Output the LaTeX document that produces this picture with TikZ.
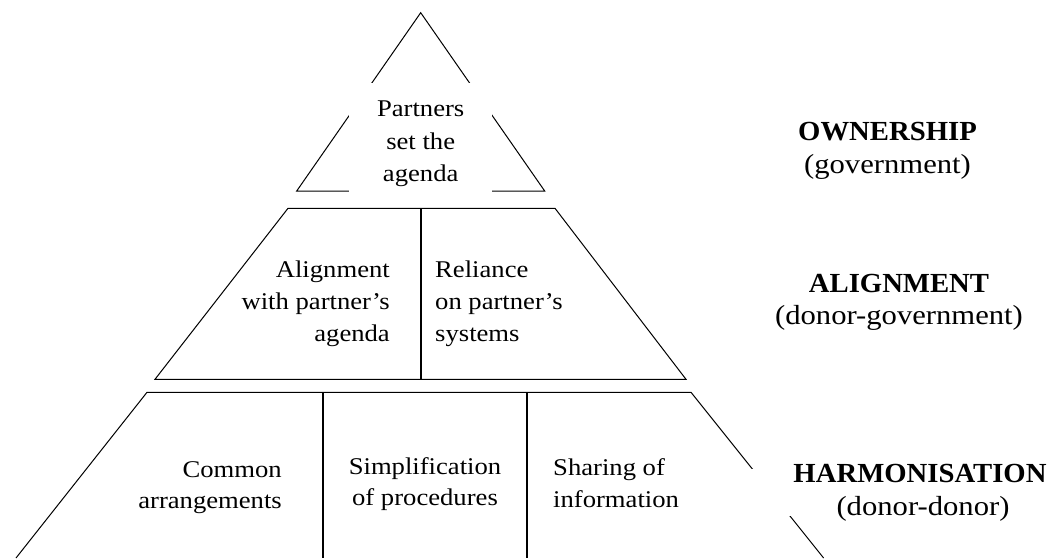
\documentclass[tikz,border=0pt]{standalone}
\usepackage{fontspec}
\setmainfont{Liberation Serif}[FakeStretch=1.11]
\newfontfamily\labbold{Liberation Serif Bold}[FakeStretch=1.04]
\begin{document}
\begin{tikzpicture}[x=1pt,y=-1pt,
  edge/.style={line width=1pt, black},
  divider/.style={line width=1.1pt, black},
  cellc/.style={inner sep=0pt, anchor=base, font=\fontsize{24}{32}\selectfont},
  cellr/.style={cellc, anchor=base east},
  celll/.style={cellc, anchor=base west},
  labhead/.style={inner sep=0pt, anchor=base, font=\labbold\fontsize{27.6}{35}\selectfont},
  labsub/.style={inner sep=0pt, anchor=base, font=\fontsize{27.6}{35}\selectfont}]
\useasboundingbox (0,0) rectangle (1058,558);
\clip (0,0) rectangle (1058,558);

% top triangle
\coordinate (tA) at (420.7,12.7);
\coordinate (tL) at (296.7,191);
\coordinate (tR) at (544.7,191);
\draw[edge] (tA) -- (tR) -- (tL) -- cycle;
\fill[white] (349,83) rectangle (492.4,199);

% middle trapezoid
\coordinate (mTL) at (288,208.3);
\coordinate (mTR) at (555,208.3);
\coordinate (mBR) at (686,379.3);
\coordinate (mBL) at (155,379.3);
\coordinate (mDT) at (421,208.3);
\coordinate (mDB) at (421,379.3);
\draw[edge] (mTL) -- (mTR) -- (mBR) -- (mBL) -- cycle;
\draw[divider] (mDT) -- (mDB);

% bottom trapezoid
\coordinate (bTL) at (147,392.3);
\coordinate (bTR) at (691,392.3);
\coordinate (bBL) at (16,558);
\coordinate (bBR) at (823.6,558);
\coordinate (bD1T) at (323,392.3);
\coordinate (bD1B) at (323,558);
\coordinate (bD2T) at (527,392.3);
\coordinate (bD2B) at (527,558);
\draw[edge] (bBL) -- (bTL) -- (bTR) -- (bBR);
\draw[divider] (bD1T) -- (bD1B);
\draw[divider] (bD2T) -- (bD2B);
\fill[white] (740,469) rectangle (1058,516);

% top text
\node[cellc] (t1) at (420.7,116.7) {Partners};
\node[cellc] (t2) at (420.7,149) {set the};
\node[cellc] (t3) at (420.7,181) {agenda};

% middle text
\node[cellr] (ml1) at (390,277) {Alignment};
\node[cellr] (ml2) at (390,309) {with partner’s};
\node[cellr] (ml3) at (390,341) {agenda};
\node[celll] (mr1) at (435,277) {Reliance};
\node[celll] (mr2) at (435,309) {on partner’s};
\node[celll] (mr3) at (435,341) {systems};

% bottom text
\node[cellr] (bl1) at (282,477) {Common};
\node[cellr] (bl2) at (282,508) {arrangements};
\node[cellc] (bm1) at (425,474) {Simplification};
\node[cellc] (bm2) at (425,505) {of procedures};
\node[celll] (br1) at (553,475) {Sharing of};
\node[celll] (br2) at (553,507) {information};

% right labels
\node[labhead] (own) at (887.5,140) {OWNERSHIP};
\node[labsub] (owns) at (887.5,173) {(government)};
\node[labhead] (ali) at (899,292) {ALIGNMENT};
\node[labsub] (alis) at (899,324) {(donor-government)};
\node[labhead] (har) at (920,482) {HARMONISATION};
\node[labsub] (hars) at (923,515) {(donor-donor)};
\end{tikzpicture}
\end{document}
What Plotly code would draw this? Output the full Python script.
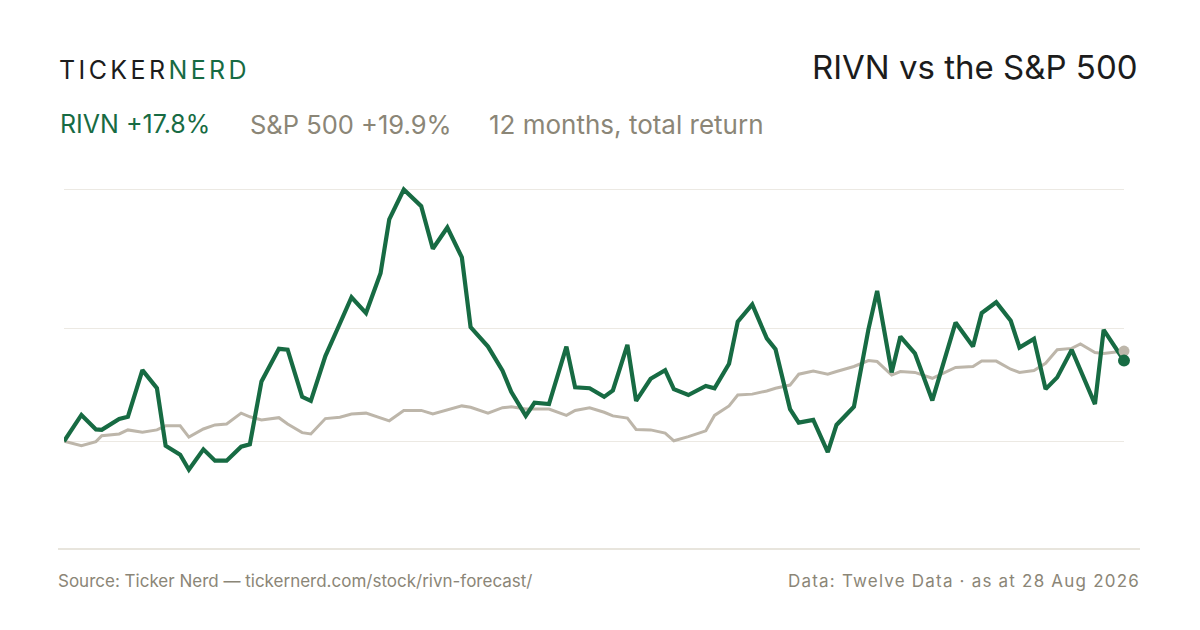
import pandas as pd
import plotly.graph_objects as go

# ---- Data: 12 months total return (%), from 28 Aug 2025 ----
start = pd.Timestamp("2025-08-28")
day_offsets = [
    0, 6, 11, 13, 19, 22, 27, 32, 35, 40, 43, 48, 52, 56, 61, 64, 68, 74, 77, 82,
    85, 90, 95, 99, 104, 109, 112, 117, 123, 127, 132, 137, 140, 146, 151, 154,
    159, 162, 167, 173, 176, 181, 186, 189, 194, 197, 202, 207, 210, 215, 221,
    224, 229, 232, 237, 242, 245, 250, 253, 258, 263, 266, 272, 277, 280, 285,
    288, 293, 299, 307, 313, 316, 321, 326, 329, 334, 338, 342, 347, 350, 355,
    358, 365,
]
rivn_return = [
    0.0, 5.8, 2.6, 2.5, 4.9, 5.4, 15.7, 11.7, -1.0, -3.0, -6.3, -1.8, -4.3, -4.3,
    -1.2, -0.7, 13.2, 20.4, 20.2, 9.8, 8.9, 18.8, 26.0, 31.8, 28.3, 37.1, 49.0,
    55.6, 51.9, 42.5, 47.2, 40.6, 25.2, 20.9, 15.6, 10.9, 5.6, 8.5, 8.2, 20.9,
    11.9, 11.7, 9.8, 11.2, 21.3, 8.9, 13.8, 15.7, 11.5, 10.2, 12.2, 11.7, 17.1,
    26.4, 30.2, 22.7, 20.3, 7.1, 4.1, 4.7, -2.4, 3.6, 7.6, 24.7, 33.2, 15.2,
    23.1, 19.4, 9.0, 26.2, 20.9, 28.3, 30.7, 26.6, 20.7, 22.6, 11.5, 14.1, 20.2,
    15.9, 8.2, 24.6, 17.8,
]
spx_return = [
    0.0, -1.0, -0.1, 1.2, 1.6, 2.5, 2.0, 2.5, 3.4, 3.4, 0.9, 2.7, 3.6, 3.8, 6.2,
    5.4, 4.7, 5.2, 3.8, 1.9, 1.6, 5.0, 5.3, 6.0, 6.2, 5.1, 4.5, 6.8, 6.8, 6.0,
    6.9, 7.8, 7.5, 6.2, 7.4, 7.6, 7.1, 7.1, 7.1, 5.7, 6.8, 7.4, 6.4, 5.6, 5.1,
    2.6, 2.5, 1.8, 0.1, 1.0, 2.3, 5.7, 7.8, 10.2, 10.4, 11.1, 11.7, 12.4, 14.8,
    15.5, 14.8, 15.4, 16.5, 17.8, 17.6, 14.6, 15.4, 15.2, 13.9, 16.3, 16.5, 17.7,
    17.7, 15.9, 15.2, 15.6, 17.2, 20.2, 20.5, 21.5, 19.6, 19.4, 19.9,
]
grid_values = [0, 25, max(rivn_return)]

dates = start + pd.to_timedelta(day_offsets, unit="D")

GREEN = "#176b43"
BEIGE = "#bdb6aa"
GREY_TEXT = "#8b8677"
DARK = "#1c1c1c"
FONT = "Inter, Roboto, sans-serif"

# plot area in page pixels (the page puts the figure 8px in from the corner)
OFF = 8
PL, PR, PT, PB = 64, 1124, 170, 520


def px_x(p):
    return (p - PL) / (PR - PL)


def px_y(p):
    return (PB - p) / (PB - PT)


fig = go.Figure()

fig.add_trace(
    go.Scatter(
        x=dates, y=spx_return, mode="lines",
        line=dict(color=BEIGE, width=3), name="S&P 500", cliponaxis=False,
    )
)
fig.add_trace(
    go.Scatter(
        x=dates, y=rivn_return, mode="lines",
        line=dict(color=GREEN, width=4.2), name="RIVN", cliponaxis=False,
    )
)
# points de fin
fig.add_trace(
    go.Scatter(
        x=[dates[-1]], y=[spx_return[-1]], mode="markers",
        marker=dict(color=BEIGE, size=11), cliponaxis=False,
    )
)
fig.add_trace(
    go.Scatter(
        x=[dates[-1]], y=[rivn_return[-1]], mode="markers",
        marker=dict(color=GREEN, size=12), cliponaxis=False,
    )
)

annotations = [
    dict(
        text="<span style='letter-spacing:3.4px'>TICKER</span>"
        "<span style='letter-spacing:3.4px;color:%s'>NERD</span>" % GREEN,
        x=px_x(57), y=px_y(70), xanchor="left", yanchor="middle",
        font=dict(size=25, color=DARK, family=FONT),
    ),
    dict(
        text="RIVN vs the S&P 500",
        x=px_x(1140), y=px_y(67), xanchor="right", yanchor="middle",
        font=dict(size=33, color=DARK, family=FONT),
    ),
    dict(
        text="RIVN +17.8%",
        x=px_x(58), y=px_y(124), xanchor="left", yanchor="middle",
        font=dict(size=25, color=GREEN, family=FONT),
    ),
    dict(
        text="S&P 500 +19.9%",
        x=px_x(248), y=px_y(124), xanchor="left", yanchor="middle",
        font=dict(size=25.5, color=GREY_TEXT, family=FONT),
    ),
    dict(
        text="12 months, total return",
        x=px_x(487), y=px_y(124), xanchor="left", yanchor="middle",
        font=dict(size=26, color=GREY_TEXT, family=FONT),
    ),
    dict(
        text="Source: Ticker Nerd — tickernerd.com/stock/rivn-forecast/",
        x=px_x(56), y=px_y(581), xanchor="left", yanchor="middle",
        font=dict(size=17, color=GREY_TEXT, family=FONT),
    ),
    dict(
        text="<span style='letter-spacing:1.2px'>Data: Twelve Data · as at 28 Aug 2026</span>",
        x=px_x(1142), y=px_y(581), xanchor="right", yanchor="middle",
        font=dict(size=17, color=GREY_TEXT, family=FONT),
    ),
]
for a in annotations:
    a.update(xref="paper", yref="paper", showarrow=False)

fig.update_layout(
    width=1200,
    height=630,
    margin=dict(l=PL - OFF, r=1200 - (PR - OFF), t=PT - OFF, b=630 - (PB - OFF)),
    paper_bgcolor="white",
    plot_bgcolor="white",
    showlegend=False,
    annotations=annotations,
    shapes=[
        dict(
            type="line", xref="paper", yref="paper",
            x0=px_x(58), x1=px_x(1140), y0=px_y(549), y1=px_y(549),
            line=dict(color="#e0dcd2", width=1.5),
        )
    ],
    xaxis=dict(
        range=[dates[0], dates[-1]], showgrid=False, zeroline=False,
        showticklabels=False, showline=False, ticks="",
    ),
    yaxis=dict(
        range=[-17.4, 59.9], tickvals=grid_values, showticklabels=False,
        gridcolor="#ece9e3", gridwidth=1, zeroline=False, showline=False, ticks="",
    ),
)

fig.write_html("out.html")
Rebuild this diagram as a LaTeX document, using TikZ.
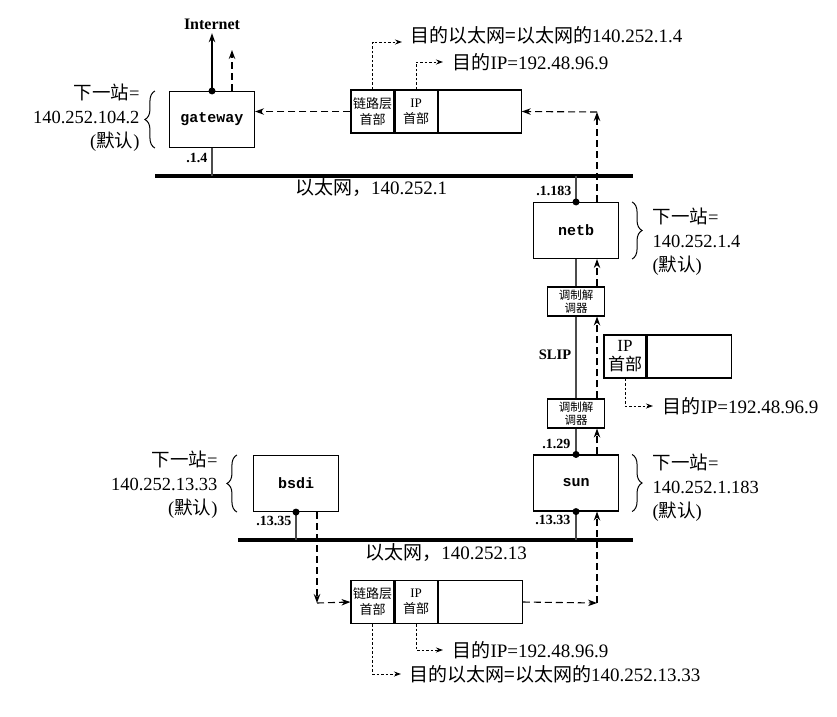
━━━
Print the line above containing "What Plotly code", the line containing "import plotly.graph_objects as go", and everything between them, exactly as written. Pictures stay out.

* Worked answer:
What Plotly code would draw this? Output the full Python script.
import pandas as pd
import plotly.graph_objects as go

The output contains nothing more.